# Homework Help: Signals - Integration of Heavyside Step & Dirac Delta Functions

1. Sep 6, 2010

### SpaceDomain

1. The problem statement, all variables and given/known data

$$\int_{-\infty}^{\infty}{u(t)e^{-t}(\delta(t+1)+\delta(t-1))dt$$

2. Relevant equations

$$\int_{-\infty}^{t}{u(t)dt = \left\{\begin{array}{cc}0,&\mbox{ if } t< 0\\t, & \mbox{ if } t>0\end{array}\right.$$

$$\int_{-\infty}^{\infty}{f(t)\delta(t-a)dt} = f(a)$$

3. The attempt at a solution

$$\int_{-\infty}^{\infty}{u(t)e^{-t}(\delta(t+1)+\delta(t-1))dt$$

$$= \int_{-\infty}^{\infty}{u(t)e^{-t}{\delta(t+1)dt} + \int_{-\infty}^{\infty}{u(t)e^{-t}{\delta(t-1)dt}$$

I obviously could use the second relevant equation if the u(t) term was not in these integrals.

I am stuck. Could someone point me in the right direction?

Last edited: Sep 6, 2010
2. Sep 6, 2010

### SpaceDomain

$$= \int_{-\infty}^{\infty}{u(t)e^{-t}{\delta(t+1)dt} + \int_{-\infty}^{\infty}{u(t)e^{-t}{\delta(t-1)dt}$$

$$= \int_{0}^{\infty}{e^{-t}{\delta(t+1)dt} + \int_{0}^{\infty}{e^{-t}{\delta(t-1)dt}$$

Is that correct?

3. Sep 6, 2010

### vela

Staff Emeritus
The upper limit of the integral should be t, not ∞.
Why does the presence of u(t) stop you? What's the definition of the Heaviside step function?

4. Sep 6, 2010

### vela

Staff Emeritus
Yes.

5. Sep 6, 2010

### SpaceDomain

$$= \int_{0}^{\infty}{e^{-t}{\delta(t+1)dt} + \int_{0}^{\infty}{e^{-t}{\delta(t-1)dt}$$

$$= [e^{-t}]_{t=-1} + [e^{-t}]_{t=1}$$

$$[e^{-t}]_{t=-1} = 0$$ because $$t=-1$$ is out of the limits of integration.
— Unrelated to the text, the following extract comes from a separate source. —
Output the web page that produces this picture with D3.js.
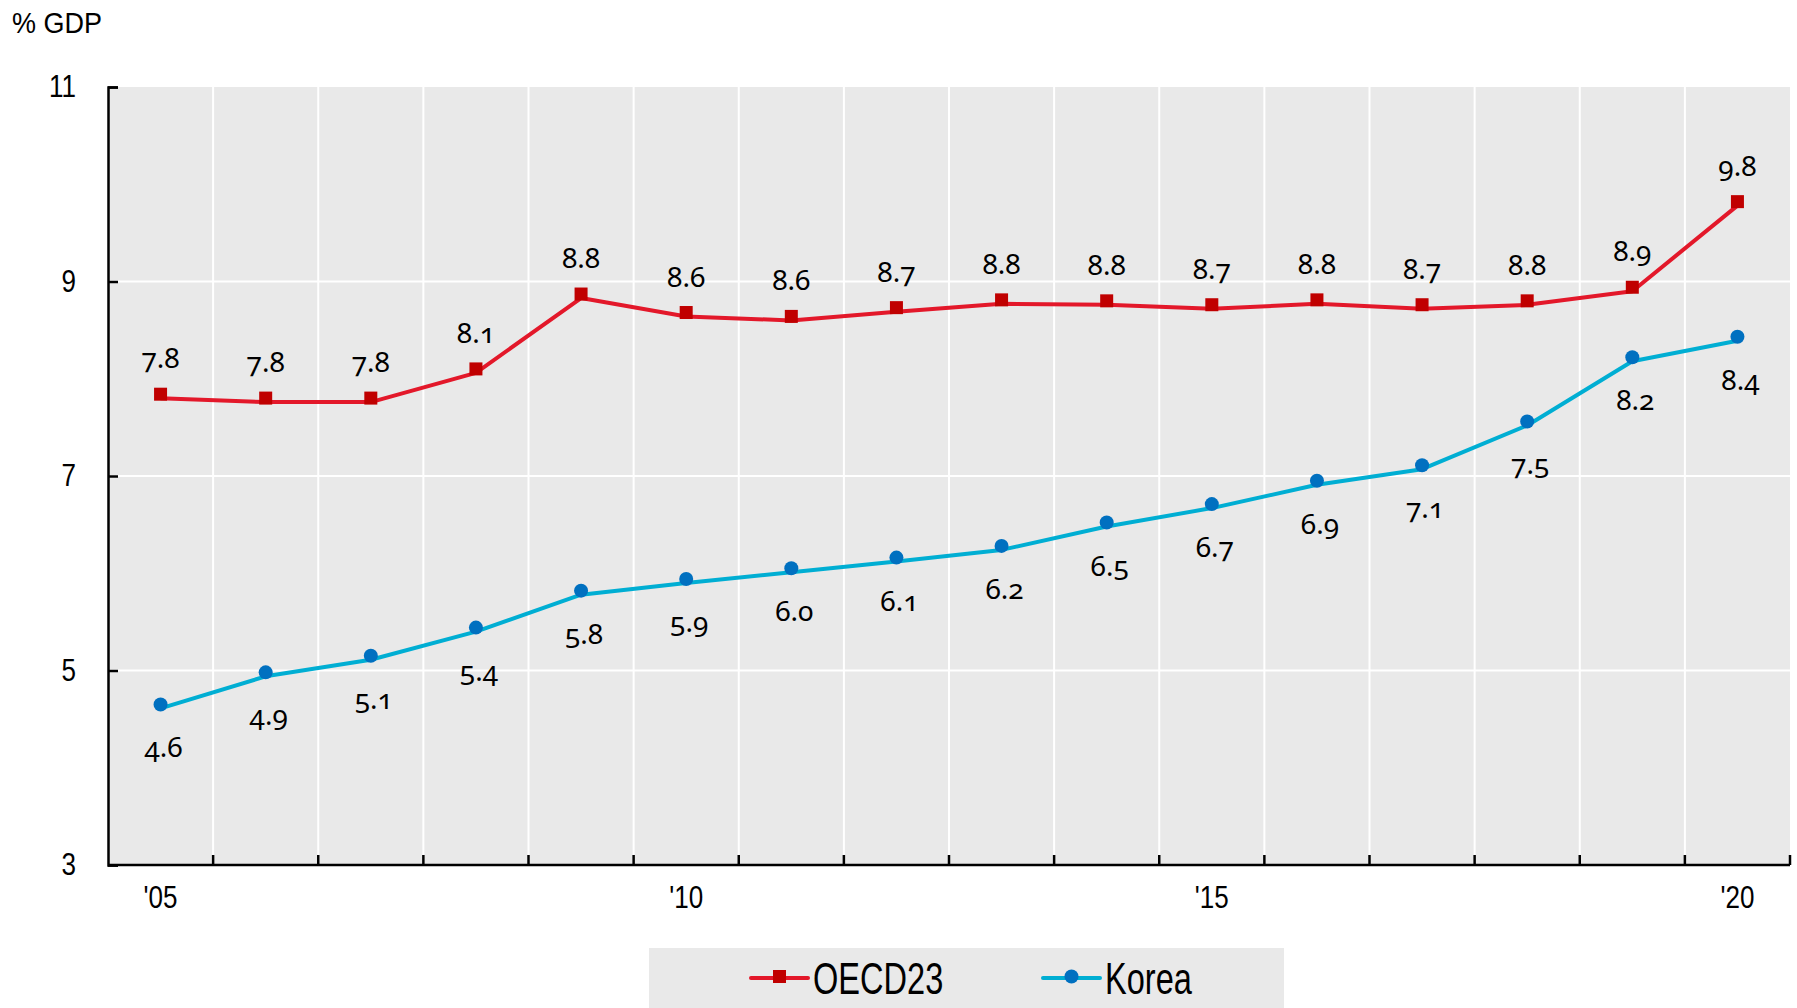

$$[e^{-t}]_{t=-1} + [e^{-t}]_{t=1} = \frac{1}{e}$$

Does that look right?

6. Sep 6, 2010

### vela

Staff Emeritus
Yes and no. You figured out the answer correctly, but what you wrote isn't correct. For one thing, the first integral isn't equal to $[e^{-t}]_{t=-1}$ since $[e^{-t}]_{t=-1}=e$. Second, $[e^{-t}]_{t=-1}$ is always equal to e; it's never equal to 0. What you should have written is simply that the first integral is equal to 0 because the delta function is zero over the interval of integration.